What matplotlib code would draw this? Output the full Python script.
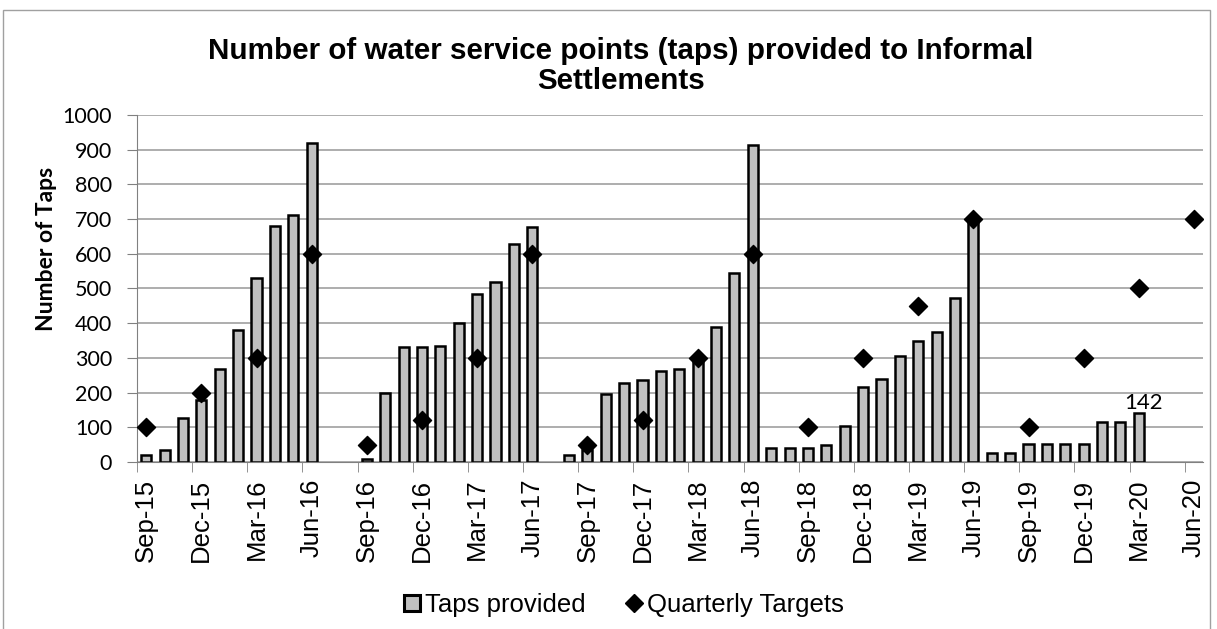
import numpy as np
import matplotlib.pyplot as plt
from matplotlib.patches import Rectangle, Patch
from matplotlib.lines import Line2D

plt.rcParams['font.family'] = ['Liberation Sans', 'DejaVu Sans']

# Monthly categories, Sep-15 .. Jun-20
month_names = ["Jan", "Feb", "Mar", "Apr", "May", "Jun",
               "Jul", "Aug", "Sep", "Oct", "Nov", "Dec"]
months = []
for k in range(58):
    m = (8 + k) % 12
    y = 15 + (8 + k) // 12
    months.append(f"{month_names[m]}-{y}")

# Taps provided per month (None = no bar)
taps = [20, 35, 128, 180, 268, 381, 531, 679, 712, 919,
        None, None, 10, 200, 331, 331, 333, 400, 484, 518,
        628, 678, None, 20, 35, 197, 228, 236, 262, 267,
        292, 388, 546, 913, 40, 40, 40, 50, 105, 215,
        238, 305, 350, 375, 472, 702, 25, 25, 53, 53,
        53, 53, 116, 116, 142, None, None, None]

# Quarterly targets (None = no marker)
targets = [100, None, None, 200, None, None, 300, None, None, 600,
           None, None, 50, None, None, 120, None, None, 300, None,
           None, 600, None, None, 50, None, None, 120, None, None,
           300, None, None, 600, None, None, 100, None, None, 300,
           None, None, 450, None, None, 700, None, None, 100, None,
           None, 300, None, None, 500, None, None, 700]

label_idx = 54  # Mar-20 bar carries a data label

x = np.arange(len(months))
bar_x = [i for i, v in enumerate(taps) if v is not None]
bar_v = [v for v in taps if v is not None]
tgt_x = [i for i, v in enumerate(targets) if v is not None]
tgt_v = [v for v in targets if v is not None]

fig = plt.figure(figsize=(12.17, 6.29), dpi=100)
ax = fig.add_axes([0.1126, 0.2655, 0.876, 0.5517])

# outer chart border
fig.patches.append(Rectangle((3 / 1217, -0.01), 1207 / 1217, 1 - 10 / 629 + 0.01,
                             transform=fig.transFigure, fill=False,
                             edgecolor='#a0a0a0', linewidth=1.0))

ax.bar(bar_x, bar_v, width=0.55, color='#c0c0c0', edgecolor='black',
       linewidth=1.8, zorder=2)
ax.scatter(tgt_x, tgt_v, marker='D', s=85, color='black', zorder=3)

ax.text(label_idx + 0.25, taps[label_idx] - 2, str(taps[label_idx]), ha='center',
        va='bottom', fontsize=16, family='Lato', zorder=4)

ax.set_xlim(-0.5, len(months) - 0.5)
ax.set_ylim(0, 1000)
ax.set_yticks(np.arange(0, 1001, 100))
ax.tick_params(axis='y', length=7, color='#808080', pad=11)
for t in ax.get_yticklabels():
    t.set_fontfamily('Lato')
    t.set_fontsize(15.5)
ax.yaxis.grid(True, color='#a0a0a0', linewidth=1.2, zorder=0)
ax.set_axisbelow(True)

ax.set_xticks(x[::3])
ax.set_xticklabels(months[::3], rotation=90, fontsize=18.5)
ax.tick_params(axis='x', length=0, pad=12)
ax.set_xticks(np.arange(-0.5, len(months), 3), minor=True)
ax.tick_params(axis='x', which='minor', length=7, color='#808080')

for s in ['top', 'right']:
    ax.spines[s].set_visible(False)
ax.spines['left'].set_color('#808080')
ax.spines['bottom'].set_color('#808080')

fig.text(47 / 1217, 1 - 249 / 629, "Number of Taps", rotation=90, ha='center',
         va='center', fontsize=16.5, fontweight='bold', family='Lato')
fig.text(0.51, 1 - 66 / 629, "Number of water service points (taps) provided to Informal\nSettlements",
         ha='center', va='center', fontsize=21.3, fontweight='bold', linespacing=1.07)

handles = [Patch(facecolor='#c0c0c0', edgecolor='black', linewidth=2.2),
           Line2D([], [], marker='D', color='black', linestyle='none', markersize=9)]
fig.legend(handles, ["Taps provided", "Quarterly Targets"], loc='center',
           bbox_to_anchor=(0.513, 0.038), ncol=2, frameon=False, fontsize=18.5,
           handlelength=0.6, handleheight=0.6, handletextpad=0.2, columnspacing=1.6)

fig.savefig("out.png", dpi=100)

━━━━━━━━━━━━━━━━

GIVEN INSTRUCTION: Make an exact copy of the data above, pictures excluded.

CORRECT RESPONSE:
What matplotlib code would draw this? Output the full Python script.
import numpy as np
import matplotlib.pyplot as plt
from matplotlib.patches import Rectangle, Patch
from matplotlib.lines import Line2D

plt.rcParams['font.family'] = ['Liberation Sans', 'DejaVu Sans']

# Monthly categories, Sep-15 .. Jun-20
month_names = ["Jan", "Feb", "Mar", "Apr", "May", "Jun",
               "Jul", "Aug", "Sep", "Oct", "Nov", "Dec"]
months = []
for k in range(58):
    m = (8 + k) % 12
    y = 15 + (8 + k) // 12
    months.append(f"{month_names[m]}-{y}")

# Taps provided per month (None = no bar)
taps = [20, 35, 128, 180, 268, 381, 531, 679, 712, 919,
        None, None, 10, 200, 331, 331, 333, 400, 484, 518,
        628, 678, None, 20, 35, 197, 228, 236, 262, 267,
        292, 388, 546, 913, 40, 40, 40, 50, 105, 215,
        238, 305, 350, 375, 472, 702, 25, 25, 53, 53,
        53, 53, 116, 116, 142, None, None, None]

# Quarterly targets (None = no marker)
targets = [100, None, None, 200, None, None, 300, None, None, 600,
           None, None, 50, None, None, 120, None, None, 300, None,
           None, 600, None, None, 50, None, None, 120, None, None,
           300, None, None, 600, None, None, 100, None, None, 300,
           None, None, 450, None, None, 700, None, None, 100, None,
           None, 300, None, None, 500, None, None, 700]

label_idx = 54  # Mar-20 bar carries a data label

x = np.arange(len(months))
bar_x = [i for i, v in enumerate(taps) if v is not None]
bar_v = [v for v in taps if v is not None]
tgt_x = [i for i, v in enumerate(targets) if v is not None]
tgt_v = [v for v in targets if v is not None]

fig = plt.figure(figsize=(12.17, 6.29), dpi=100)
ax = fig.add_axes([0.1126, 0.2655, 0.876, 0.5517])

# outer chart border
fig.patches.append(Rectangle((3 / 1217, -0.01), 1207 / 1217, 1 - 10 / 629 + 0.01,
                             transform=fig.transFigure, fill=False,
                             edgecolor='#a0a0a0', linewidth=1.0))

ax.bar(bar_x, bar_v, width=0.55, color='#c0c0c0', edgecolor='black',
       linewidth=1.8, zorder=2)
ax.scatter(tgt_x, tgt_v, marker='D', s=85, color='black', zorder=3)

ax.text(label_idx + 0.25, taps[label_idx] - 2, str(taps[label_idx]), ha='center',
        va='bottom', fontsize=16, family='Lato', zorder=4)

ax.set_xlim(-0.5, len(months) - 0.5)
ax.set_ylim(0, 1000)
ax.set_yticks(np.arange(0, 1001, 100))
ax.tick_params(axis='y', length=7, color='#808080', pad=11)
for t in ax.get_yticklabels():
    t.set_fontfamily('Lato')
    t.set_fontsize(15.5)
ax.yaxis.grid(True, color='#a0a0a0', linewidth=1.2, zorder=0)
ax.set_axisbelow(True)

ax.set_xticks(x[::3])
ax.set_xticklabels(months[::3], rotation=90, fontsize=18.5)
ax.tick_params(axis='x', length=0, pad=12)
ax.set_xticks(np.arange(-0.5, len(months), 3), minor=True)
ax.tick_params(axis='x', which='minor', length=7, color='#808080')

for s in ['top', 'right']:
    ax.spines[s].set_visible(False)
ax.spines['left'].set_color('#808080')
ax.spines['bottom'].set_color('#808080')

fig.text(47 / 1217, 1 - 249 / 629, "Number of Taps", rotation=90, ha='center',
         va='center', fontsize=16.5, fontweight='bold', family='Lato')
fig.text(0.51, 1 - 66 / 629, "Number of water service points (taps) provided to Informal\nSettlements",
         ha='center', va='center', fontsize=21.3, fontweight='bold', linespacing=1.07)

handles = [Patch(facecolor='#c0c0c0', edgecolor='black', linewidth=2.2),
           Line2D([], [], marker='D', color='black', linestyle='none', markersize=9)]
fig.legend(handles, ["Taps provided", "Quarterly Targets"], loc='center',
           bbox_to_anchor=(0.513, 0.038), ncol=2, frameon=False, fontsize=18.5,
           handlelength=0.6, handleheight=0.6, handletextpad=0.2, columnspacing=1.6)

fig.savefig("out.png", dpi=100)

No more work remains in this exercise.